What's the dubious code?

Running something in the kernel is unavoidable if you want to actually show stuff to the user.

michaelt|4 months ago

In ~2020, it was:

Attacker sends an imessage containing a PDF

imessage, like most modern messaging apps, displays a preview - which means running the PDF loader.

The PDF loader has support for the obsolete-but-part-of-the-pdf-standard image codec 'JBIG2'

Apple's JBIG2 codec has an exploitable bug, giving the attacker remote code execution on the device.

This exploit was purchased by NSO, who sold it to a bunch of middle eastern dictatorships who promptly used it on journalists.
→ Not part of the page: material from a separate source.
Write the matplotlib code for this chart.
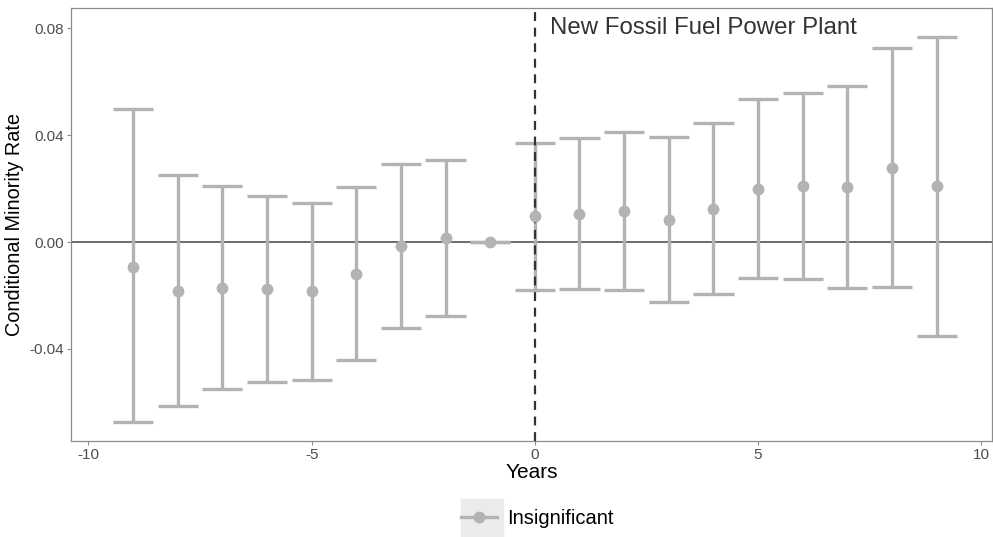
import matplotlib.pyplot as plt
from matplotlib.lines import Line2D
from matplotlib.patches import Rectangle

plt.rcParams['font.family'] = ['Liberation Sans', 'DejaVu Sans']

years = [-9, -8, -7, -6, -5, -4, -3, -2, -1, 0, 1, 2, 3, 4, 5, 6, 7, 8, 9]
estimate = [-0.0093, -0.0183, -0.0172, -0.0176, -0.0183, -0.0120, -0.0015, 0.0015, 0.0,
            0.0097, 0.0106, 0.0115, 0.0082, 0.0123, 0.0199, 0.0211, 0.0206, 0.0278, 0.0208]
upper = [0.0497, 0.0250, 0.0209, 0.0172, 0.0146, 0.0206, 0.0292, 0.0307, 0.0,
         0.0370, 0.0390, 0.0410, 0.0391, 0.0445, 0.0535, 0.0558, 0.0583, 0.0724, 0.0765]
lower = [-0.0673, -0.0613, -0.0550, -0.0523, -0.0516, -0.0441, -0.0321, -0.0277, 0.0,
         -0.0179, -0.0177, -0.0181, -0.0224, -0.0196, -0.0133, -0.0137, -0.0171, -0.0168, -0.0350]

grey = '#b3b3b3'
frame = '#8c8c8c'

fig = plt.figure(figsize=(9.93, 5.37), dpi=100)
ax = fig.add_axes([71 / 993, 1 - 441 / 537, (992 - 71) / 993, (441 - 8) / 537])

ax.axhline(0, color='#444444', lw=1.1, zorder=1)
ax.axvline(0, color='#333333', lw=1.6, ls=(0, (4, 3)), zorder=3)

# error bars drawn by hand so caps span a fixed width in data units
for x, lo, hi in zip(years, lower, upper):
    ax.plot([x, x], [lo, hi], color=grey, lw=2.4, solid_capstyle='butt', zorder=2)
    ax.plot([x - 0.45, x + 0.45], [lo, lo], color=grey, lw=2.4, solid_capstyle='butt', zorder=2)
    ax.plot([x - 0.45, x + 0.45], [hi, hi], color=grey, lw=2.4, solid_capstyle='butt', zorder=2)
ax.plot(years, estimate, 'o', color=grey, ms=7.5, zorder=4)

ax.text(0.35, 0.08, 'New Fossil Fuel Power Plant', fontsize=17.3, color='#333333',
        ha='left', va='center')

ax.set_xlim(-10.39, 10.24)
ax.set_ylim(-0.0744, 0.0875)
ax.set_xticks([-10, -5, 0, 5, 10])
ax.set_xticklabels(['-10', '-5', '0', '5', '10'])
ax.set_yticks([-0.04, 0.0, 0.04, 0.08])
ax.set_yticklabels(['-0.04', '0.00', '0.04', '0.08'])
ax.tick_params(colors=frame, labelcolor='#4d4d4d', labelsize=11, length=3, width=0.8, pad=2)
for s in ax.spines.values():
    s.set_color(frame)
    s.set_linewidth(0.9)

ax.set_xlabel('Years', fontsize=15, labelpad=1)
ax.set_ylabel('Conditional Minority Rate', fontsize=14.3, labelpad=4)

handle = Line2D([], [], color=grey, lw=2.4, marker='o', ms=7.5)
fig.legend([handle], ['Insignificant'], loc='center', bbox_to_anchor=(537 / 993, 1 - 519 / 537),
           frameon=False, fontsize=14.5, handlelength=1.8, handletextpad=0.5)
fig.patches.append(Rectangle((461 / 993, 1 - 538 / 537), 42 / 993, 39 / 537,
                             transform=fig.transFigure, color='#ebebeb', zorder=0))

fig.savefig('out.png', dpi=100)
https://googleprojectzero.blogspot.com/2021/12/a-deep-dive-i...

walterbell|4 months ago

Disable iMessage via Apple Configurator MDM policy and enable Lockdown Mode.

Citizen8396|4 months ago

I imagine the latter is sufficient.

PS: make sure you remove that pesky "USB accessories while locked allowed" profile that Configurator likes to sneak in.

mikevm|4 months ago

[deleted]

kmeisthax|4 months ago

Why would a nation-state actor need access to your kernel when all the juicy stuff[0] is in the iMessage process it's already loaded into?